Income from Immovable Property

(1) Income from immovable property (including income from agriculture or forestry operations) may be taxed in the Contracting State in which such property is situated, under conditions provided by the law of that State.

(2) For the purposes of the Convention, the term "immovable property" shall have the meaning which it has under the law of the Contracting State in which the property in question is situated. The term shall in any case include property accessory to immovable property, livestock and equipment used in agricultural and forestry operations, rights to which the provisions of general law respecting landed property apply, usufruct of immovable property and rights to variable or fixed payments as consideration for the working of, or the right to work at sites of mineral deposits, sources and other natural resources; ships, boats, and aircraft shall not be regarded as immovable property.

(3) The provisions of paragraph (1) of this Article shall apply to income derived from the direct use, letting, leasing or use in any other form of immovable property.

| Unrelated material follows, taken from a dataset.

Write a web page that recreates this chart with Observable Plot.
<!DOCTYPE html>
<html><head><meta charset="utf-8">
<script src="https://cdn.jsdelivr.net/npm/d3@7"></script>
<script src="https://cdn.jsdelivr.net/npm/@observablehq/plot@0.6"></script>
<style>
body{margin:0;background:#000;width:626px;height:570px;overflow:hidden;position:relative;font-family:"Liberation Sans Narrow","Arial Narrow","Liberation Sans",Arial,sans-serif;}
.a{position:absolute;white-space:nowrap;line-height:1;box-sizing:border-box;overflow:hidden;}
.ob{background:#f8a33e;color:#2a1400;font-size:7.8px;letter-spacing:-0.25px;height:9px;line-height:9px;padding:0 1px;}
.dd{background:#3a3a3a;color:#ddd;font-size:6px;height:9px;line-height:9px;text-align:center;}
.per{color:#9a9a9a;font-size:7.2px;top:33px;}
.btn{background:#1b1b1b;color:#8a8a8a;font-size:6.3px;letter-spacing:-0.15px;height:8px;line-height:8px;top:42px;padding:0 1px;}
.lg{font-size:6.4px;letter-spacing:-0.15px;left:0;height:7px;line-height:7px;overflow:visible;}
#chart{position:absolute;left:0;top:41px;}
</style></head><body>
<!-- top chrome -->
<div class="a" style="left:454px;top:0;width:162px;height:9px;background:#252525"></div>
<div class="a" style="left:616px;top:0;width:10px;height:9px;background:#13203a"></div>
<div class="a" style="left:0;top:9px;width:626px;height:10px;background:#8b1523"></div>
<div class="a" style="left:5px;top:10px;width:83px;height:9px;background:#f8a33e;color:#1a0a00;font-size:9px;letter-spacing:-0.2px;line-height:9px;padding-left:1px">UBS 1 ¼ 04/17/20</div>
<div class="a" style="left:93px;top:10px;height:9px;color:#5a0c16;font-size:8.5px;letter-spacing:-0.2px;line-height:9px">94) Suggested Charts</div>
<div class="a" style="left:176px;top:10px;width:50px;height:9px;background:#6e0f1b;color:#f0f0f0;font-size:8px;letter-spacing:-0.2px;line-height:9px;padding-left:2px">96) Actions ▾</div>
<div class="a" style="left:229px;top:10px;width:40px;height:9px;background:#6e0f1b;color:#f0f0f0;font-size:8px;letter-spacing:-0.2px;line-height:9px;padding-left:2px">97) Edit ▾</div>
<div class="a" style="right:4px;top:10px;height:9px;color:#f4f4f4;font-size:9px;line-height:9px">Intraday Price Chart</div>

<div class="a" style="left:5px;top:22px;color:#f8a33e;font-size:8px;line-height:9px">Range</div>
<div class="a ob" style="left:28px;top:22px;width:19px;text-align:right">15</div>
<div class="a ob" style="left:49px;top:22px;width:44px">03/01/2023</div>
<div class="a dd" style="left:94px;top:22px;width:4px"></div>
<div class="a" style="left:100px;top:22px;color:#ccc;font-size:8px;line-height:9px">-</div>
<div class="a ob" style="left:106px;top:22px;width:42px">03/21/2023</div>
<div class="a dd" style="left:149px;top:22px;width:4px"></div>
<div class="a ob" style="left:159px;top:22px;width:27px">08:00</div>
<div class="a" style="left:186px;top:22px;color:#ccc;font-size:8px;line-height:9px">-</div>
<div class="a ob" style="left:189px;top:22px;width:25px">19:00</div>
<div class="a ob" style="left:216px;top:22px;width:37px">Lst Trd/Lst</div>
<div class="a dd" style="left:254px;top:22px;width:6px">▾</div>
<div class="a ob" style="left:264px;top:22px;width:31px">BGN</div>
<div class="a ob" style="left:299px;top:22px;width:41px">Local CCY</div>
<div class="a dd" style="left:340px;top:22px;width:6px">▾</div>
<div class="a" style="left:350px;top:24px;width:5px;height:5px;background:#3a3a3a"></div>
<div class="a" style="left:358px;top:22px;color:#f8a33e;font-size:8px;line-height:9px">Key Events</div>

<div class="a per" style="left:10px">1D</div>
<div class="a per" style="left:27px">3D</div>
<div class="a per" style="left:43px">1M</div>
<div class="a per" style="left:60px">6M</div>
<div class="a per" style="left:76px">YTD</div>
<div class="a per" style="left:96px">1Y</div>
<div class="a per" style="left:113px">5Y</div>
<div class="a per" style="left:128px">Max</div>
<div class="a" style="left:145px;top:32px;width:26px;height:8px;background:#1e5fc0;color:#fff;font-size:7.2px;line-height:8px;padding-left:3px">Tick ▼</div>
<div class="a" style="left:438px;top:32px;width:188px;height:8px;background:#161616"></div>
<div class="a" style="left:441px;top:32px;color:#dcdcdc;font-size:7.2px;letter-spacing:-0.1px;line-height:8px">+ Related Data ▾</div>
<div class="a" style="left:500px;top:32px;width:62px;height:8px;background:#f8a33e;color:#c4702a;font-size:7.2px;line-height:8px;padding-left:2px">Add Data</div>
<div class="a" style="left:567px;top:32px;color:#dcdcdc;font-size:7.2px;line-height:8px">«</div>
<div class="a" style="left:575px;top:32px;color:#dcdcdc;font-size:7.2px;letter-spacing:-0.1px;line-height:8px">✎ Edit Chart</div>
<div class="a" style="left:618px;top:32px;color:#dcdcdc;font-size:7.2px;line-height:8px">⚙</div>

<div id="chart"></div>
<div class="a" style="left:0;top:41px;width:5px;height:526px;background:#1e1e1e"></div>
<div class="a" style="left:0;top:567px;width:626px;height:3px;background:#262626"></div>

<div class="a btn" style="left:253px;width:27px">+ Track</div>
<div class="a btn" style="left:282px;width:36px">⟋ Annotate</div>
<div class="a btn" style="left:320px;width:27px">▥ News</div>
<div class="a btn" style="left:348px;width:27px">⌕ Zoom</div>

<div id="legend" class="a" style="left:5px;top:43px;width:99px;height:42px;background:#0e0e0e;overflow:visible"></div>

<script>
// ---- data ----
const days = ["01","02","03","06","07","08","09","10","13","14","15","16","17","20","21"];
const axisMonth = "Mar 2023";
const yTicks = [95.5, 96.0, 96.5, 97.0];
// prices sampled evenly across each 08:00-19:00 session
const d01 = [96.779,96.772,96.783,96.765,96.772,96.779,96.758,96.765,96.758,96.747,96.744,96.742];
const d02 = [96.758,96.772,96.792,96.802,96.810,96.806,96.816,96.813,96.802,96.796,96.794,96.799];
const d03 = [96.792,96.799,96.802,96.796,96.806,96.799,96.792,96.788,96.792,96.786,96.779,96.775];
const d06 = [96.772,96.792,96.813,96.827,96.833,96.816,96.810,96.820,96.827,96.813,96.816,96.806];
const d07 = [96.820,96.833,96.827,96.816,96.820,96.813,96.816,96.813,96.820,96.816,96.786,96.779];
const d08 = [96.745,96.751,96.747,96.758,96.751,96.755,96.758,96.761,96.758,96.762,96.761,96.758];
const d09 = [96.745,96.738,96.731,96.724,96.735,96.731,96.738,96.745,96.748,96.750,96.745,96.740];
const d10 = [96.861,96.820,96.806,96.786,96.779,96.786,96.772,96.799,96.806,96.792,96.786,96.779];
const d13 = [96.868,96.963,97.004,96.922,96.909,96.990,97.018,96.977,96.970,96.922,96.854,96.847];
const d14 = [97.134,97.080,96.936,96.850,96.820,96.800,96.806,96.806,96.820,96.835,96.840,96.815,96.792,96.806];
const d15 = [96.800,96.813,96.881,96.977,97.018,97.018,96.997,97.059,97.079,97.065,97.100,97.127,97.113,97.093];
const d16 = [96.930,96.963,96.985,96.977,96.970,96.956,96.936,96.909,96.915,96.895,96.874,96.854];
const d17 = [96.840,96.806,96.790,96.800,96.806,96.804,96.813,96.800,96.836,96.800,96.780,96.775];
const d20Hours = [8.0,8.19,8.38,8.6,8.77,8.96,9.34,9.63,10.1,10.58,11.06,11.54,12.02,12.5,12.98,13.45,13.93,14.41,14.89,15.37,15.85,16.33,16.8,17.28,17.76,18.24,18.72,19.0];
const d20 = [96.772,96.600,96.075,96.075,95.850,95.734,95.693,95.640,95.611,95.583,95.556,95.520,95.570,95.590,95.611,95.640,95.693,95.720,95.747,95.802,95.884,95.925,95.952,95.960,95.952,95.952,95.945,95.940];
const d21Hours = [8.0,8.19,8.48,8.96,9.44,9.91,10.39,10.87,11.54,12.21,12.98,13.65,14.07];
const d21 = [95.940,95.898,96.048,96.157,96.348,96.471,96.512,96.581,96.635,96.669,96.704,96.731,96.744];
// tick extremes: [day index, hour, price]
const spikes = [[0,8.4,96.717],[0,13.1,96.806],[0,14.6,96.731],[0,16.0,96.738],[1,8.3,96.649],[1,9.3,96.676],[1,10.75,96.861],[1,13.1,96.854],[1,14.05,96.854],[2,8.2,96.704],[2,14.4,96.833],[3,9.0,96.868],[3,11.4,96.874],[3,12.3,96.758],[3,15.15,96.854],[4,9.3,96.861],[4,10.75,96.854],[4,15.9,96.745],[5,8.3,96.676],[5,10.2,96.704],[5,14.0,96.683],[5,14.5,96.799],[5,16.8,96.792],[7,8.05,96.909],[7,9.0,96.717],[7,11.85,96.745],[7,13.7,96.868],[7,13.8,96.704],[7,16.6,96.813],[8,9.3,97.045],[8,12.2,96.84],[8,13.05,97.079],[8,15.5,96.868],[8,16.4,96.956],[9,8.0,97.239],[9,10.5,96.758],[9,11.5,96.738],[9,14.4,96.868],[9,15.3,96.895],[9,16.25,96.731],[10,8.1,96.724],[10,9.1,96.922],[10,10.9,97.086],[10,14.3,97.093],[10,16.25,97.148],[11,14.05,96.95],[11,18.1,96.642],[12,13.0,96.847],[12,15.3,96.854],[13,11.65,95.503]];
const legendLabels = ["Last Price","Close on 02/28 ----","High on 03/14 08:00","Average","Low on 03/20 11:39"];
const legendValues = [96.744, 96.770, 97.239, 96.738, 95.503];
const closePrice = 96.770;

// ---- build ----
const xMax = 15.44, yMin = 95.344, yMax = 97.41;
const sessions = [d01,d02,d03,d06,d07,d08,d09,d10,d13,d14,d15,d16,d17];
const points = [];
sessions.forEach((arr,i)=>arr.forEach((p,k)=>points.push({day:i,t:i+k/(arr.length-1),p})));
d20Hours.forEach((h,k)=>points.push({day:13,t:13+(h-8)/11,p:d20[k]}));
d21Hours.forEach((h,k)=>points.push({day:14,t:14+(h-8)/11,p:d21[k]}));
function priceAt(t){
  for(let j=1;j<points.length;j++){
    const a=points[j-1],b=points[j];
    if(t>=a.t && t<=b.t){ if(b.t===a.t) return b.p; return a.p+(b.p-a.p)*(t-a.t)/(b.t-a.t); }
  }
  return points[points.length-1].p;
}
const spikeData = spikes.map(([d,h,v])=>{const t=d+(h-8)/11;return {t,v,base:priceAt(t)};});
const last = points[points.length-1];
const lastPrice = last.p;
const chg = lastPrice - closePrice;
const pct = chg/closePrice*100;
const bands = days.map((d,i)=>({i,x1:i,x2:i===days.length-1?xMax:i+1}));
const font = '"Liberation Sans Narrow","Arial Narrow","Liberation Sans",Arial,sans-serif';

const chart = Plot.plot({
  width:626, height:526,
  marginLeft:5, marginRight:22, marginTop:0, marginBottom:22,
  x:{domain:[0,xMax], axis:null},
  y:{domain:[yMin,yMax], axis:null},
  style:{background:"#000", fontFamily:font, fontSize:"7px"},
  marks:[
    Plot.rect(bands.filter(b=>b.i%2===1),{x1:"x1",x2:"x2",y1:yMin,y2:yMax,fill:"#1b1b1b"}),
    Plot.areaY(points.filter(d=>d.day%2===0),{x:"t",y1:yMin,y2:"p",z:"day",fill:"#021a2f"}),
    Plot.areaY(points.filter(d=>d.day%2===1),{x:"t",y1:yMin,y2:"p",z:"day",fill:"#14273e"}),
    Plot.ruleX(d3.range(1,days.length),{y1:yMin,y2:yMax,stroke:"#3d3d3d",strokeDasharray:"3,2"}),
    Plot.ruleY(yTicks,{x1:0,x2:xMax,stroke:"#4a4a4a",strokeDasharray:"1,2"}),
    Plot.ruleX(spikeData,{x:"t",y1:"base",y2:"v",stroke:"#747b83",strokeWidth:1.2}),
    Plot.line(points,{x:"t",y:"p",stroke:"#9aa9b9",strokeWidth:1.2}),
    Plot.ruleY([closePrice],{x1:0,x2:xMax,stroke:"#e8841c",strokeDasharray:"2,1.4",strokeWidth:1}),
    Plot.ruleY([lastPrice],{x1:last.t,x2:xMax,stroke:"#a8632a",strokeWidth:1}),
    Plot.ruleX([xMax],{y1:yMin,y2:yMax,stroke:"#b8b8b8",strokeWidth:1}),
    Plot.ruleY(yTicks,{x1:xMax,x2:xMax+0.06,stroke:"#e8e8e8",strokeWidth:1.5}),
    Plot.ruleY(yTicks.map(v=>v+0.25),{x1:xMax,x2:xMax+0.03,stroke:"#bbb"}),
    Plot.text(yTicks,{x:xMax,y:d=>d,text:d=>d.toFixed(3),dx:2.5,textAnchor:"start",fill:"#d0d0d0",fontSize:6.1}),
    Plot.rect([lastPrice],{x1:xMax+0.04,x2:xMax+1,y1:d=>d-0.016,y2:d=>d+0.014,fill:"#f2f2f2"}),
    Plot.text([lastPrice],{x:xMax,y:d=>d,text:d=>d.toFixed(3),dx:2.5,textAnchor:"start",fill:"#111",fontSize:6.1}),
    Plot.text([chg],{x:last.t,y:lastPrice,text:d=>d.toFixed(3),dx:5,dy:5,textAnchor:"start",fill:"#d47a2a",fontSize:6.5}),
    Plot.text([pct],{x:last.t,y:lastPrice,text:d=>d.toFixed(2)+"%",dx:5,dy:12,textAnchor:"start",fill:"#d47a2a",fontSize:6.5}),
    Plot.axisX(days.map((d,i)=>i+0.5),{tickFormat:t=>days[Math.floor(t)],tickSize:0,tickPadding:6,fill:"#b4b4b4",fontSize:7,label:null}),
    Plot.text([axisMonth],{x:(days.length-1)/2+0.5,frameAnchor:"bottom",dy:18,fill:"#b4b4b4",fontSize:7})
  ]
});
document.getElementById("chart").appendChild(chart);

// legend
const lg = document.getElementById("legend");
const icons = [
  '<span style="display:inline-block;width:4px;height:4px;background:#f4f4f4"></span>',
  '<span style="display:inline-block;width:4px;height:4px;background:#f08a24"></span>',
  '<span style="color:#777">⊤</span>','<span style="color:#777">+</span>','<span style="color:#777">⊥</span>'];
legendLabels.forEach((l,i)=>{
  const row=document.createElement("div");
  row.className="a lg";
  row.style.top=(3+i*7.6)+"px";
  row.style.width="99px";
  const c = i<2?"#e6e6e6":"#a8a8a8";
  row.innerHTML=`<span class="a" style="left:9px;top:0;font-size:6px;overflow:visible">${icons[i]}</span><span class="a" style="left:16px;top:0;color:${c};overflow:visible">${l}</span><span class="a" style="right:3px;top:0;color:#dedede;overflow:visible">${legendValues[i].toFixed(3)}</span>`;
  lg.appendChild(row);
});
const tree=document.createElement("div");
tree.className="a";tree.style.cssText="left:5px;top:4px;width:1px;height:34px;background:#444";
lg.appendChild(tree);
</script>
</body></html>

(4) The provisions of paragraphs (1) and (3) of this Article shall also apply to the income from immovable property of an enterprise and to income from immovable property used for the performance of independent personal services.

(5) Where the ownership or shares, stocks or other rights in a company, trust or in another similar institution grants the owner the right of enjoyment with respect to immovable property situated in a Contracting State and which is held by that company trust or another similar institution, any income derived by the owner from the direct use, letting or use in any other form of his or her right of enjoyment shall be taxable in that State, the provisions of Articles 7 and 13 notwithstanding.